"Screens" are the physical display devices that are connected to your computer. You have one screen.
"Surfaces" are imaginary and unlimited. They basically correspond conceptually to the things that you're projecting onto. You can have as many as you want. So each leg, the cyc, the cape, etc can all be different "surfaces." You make surfaces in the sideo settings. You can use "shutters" (drag from the edge of the video proxy in the surface settings) to make rectangular surfaces within the throw of your projector and/or use "masks" which are arbitrary b&w image files that block out part of the projector's throw to narrow it down to a certain shape. These can have soft edges as well. (Note that with the current implementation, a mask on any surface that's in use will block out video on all other surfaces as well.
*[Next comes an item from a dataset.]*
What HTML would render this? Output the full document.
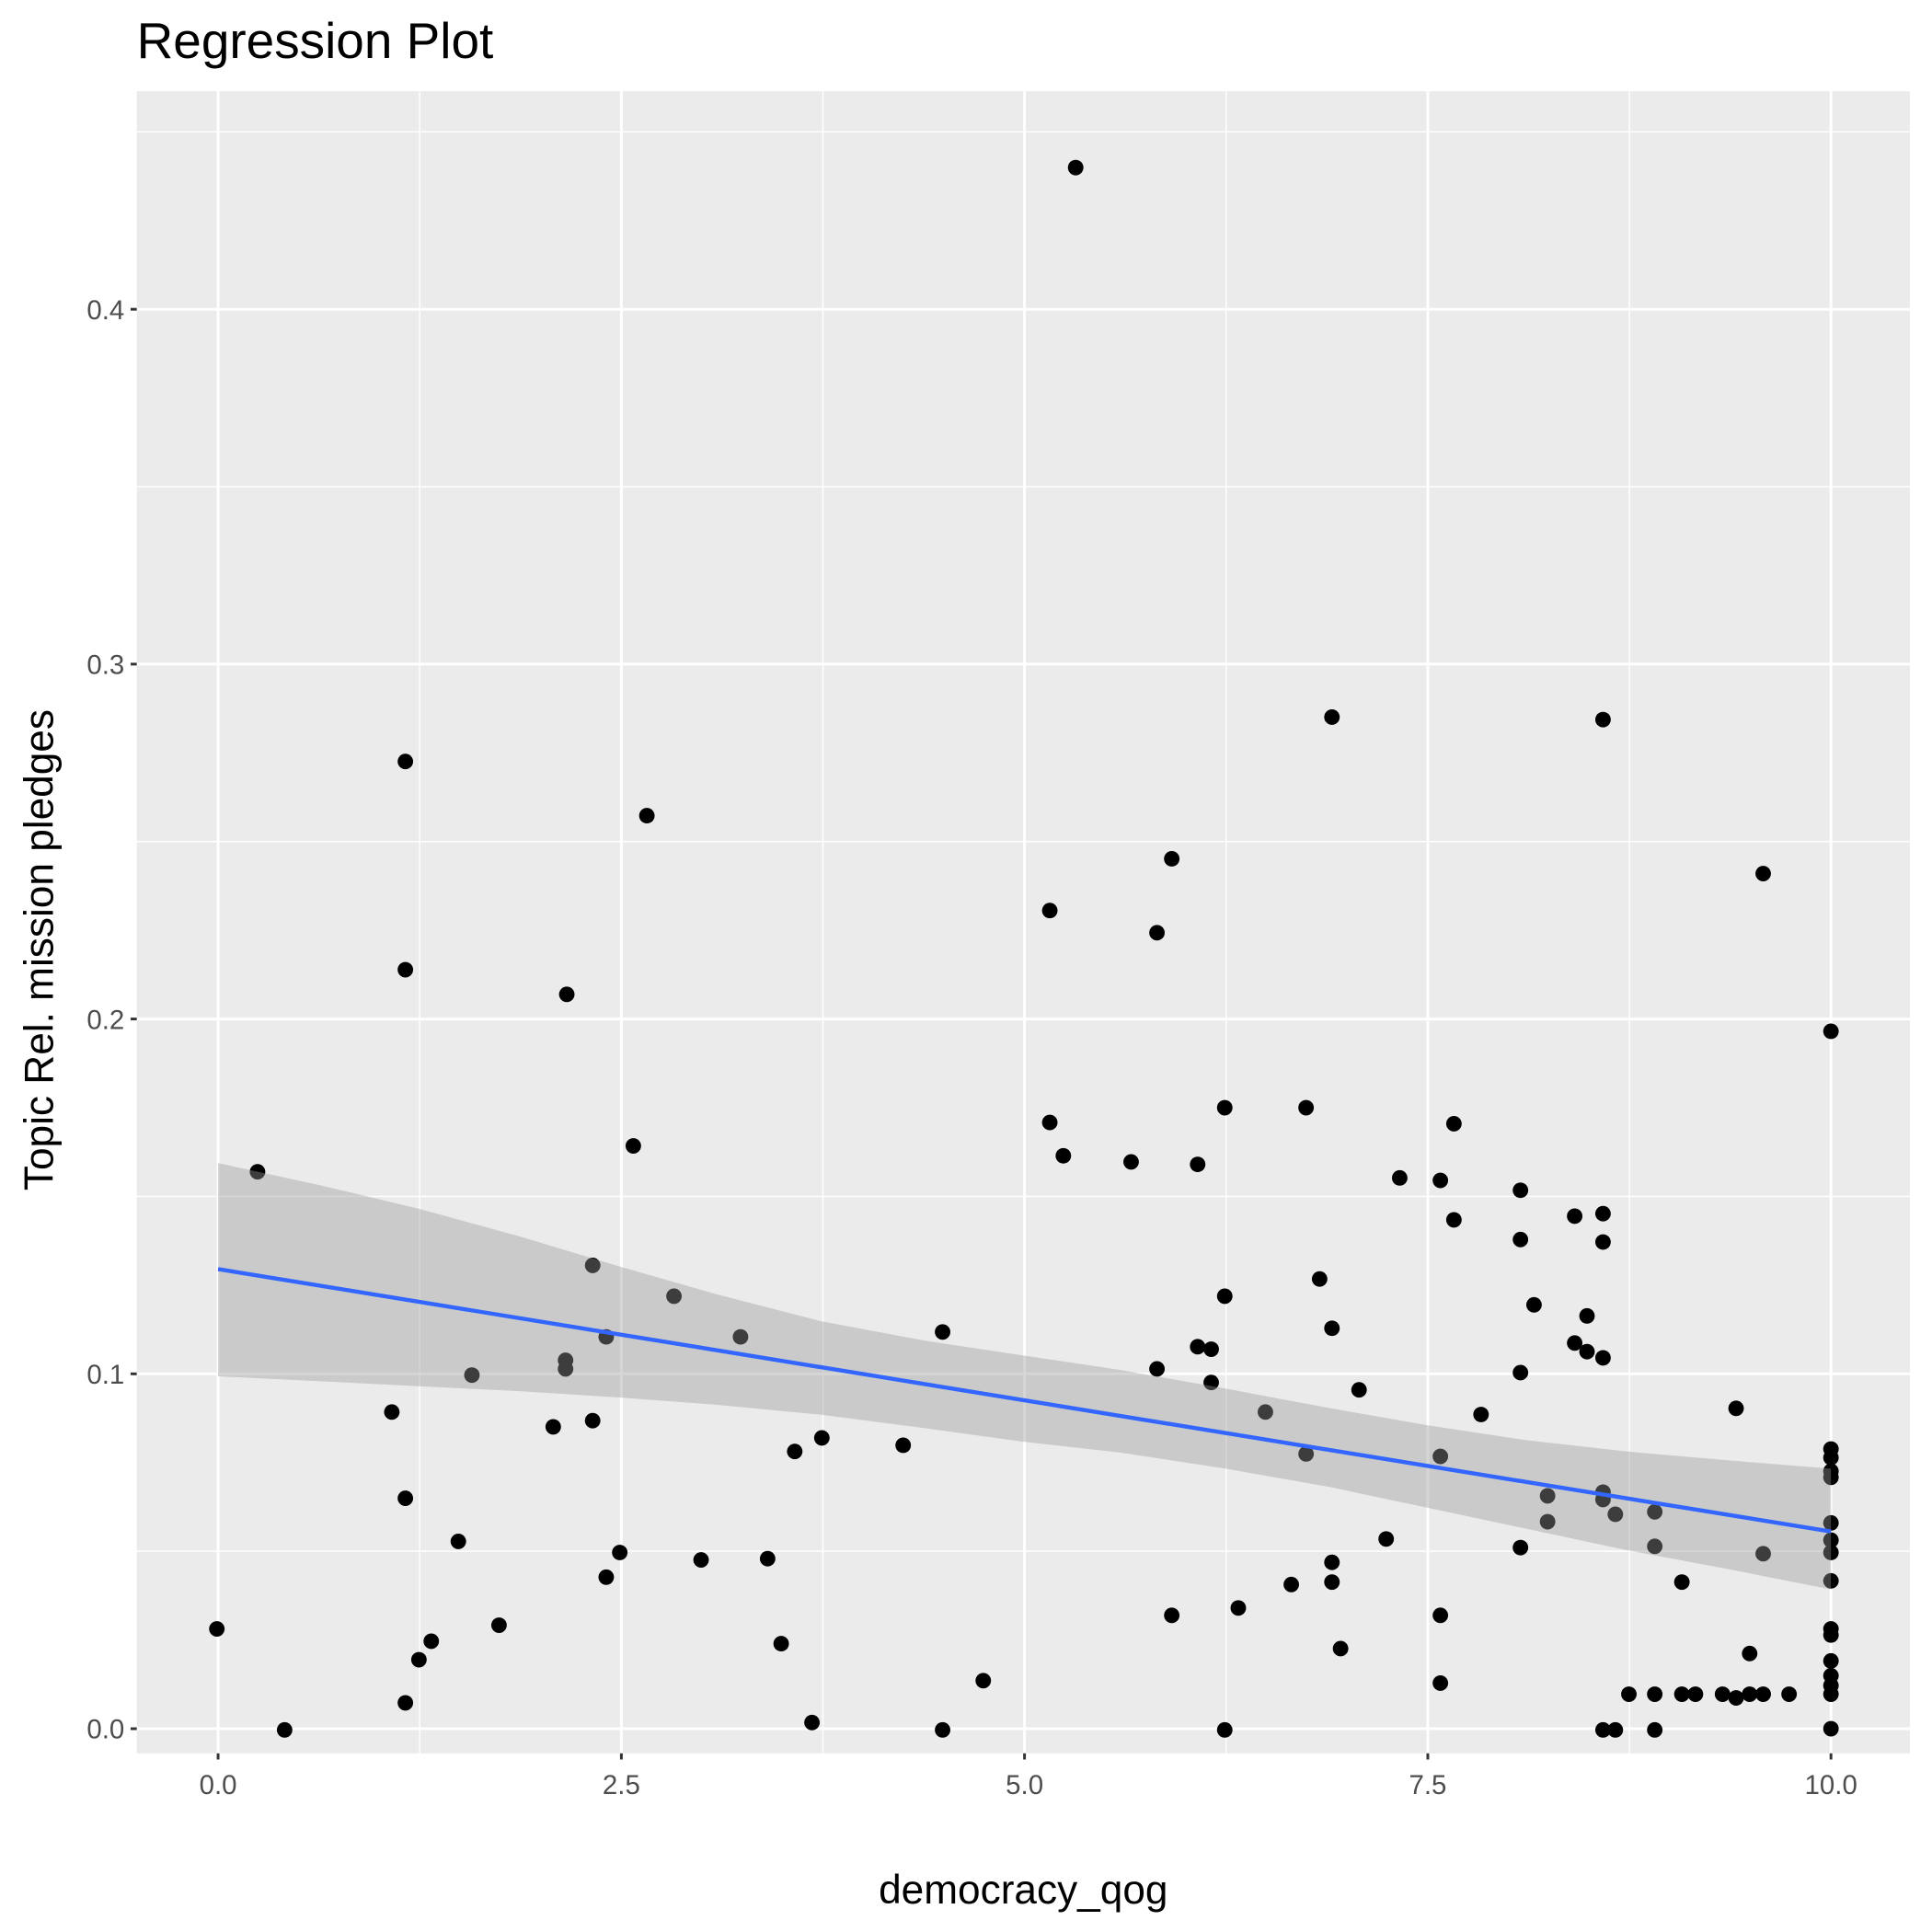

I think this might be changing in a future update …?)
So, you have:
— legs: totally doable as surfaces in QLab
— cyc: easy, just make a surface
— flat: easy, just make a surface
— "about 20 boxes that are being held by actors": uh … with QLab? … not so easy. I would not attempt this with QLab. Now you're into the realm of Isadora or MadMapper etc. You probably want to do something like put infrared LEDs on the boxes and track their movement in real time, right? QLab will NOT do that for you.
— two walls made out of boxes: easy, make them surfaces
— a cape: pretty easy to do as a surface with a custom mask, unless the actor moves a lot
— actors' bodies: depending how much they move and how precise you need to be, this is also iffy as far as QLab goes. Maybe doable? But see note on boxes.
Does this help?